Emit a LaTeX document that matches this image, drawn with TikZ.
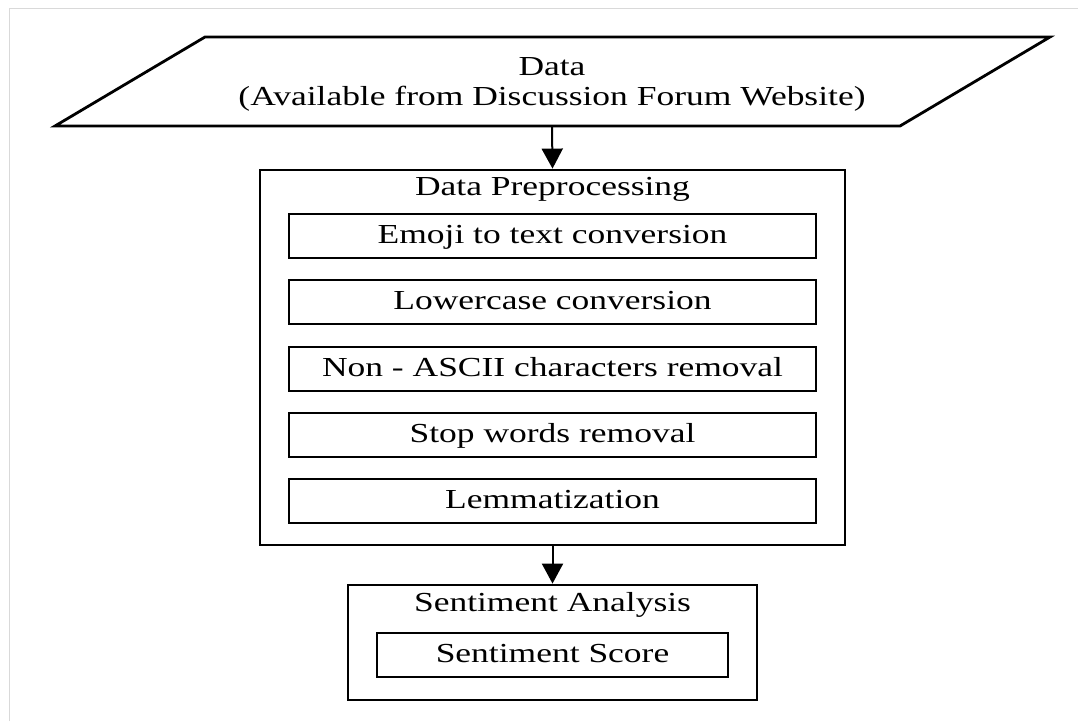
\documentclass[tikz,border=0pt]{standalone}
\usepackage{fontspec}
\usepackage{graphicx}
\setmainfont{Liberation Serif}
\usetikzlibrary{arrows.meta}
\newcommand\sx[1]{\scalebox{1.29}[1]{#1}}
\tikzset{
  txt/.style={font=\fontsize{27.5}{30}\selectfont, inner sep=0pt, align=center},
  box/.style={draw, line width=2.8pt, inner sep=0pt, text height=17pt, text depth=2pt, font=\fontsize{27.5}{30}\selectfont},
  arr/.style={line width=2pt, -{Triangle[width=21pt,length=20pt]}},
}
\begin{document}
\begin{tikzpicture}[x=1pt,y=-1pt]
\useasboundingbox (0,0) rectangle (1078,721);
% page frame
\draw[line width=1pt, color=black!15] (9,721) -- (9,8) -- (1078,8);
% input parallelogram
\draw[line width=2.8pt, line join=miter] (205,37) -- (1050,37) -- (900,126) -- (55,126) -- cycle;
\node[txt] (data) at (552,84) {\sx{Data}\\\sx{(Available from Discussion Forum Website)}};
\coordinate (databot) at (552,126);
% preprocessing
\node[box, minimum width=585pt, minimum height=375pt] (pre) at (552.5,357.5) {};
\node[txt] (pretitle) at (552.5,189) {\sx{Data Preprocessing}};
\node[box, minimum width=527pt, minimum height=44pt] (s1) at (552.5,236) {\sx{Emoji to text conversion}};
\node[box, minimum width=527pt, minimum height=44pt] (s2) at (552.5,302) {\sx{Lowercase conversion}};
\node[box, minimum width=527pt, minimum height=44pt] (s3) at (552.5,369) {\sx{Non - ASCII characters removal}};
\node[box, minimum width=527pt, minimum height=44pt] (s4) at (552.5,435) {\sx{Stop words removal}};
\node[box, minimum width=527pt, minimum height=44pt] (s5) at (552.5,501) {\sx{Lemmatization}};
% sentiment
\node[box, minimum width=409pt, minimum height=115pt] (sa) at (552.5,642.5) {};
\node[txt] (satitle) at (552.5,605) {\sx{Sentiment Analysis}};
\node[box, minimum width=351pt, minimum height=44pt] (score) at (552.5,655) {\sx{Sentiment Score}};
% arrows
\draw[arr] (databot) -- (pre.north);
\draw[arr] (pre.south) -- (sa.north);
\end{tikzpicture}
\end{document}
● ● ● ● ● ● ●
Drop the images and repeat the data exactly.

Emit a LaTeX document that matches this image, drawn with TikZ.
\documentclass[tikz,border=0pt]{standalone}
\usepackage{fontspec}
\usepackage{graphicx}
\setmainfont{Liberation Serif}
\usetikzlibrary{arrows.meta}
\newcommand\sx[1]{\scalebox{1.29}[1]{#1}}
\tikzset{
  txt/.style={font=\fontsize{27.5}{30}\selectfont, inner sep=0pt, align=center},
  box/.style={draw, line width=2.8pt, inner sep=0pt, text height=17pt, text depth=2pt, font=\fontsize{27.5}{30}\selectfont},
  arr/.style={line width=2pt, -{Triangle[width=21pt,length=20pt]}},
}
\begin{document}
\begin{tikzpicture}[x=1pt,y=-1pt]
\useasboundingbox (0,0) rectangle (1078,721);
% page frame
\draw[line width=1pt, color=black!15] (9,721) -- (9,8) -- (1078,8);
% input parallelogram
\draw[line width=2.8pt, line join=miter] (205,37) -- (1050,37) -- (900,126) -- (55,126) -- cycle;
\node[txt] (data) at (552,84) {\sx{Data}\\\sx{(Available from Discussion Forum Website)}};
\coordinate (databot) at (552,126);
% preprocessing
\node[box, minimum width=585pt, minimum height=375pt] (pre) at (552.5,357.5) {};
\node[txt] (pretitle) at (552.5,189) {\sx{Data Preprocessing}};
\node[box, minimum width=527pt, minimum height=44pt] (s1) at (552.5,236) {\sx{Emoji to text conversion}};
\node[box, minimum width=527pt, minimum height=44pt] (s2) at (552.5,302) {\sx{Lowercase conversion}};
\node[box, minimum width=527pt, minimum height=44pt] (s3) at (552.5,369) {\sx{Non - ASCII characters removal}};
\node[box, minimum width=527pt, minimum height=44pt] (s4) at (552.5,435) {\sx{Stop words removal}};
\node[box, minimum width=527pt, minimum height=44pt] (s5) at (552.5,501) {\sx{Lemmatization}};
% sentiment
\node[box, minimum width=409pt, minimum height=115pt] (sa) at (552.5,642.5) {};
\node[txt] (satitle) at (552.5,605) {\sx{Sentiment Analysis}};
\node[box, minimum width=351pt, minimum height=44pt] (score) at (552.5,655) {\sx{Sentiment Score}};
% arrows
\draw[arr] (databot) -- (pre.north);
\draw[arr] (pre.south) -- (sa.north);
\end{tikzpicture}
\end{document}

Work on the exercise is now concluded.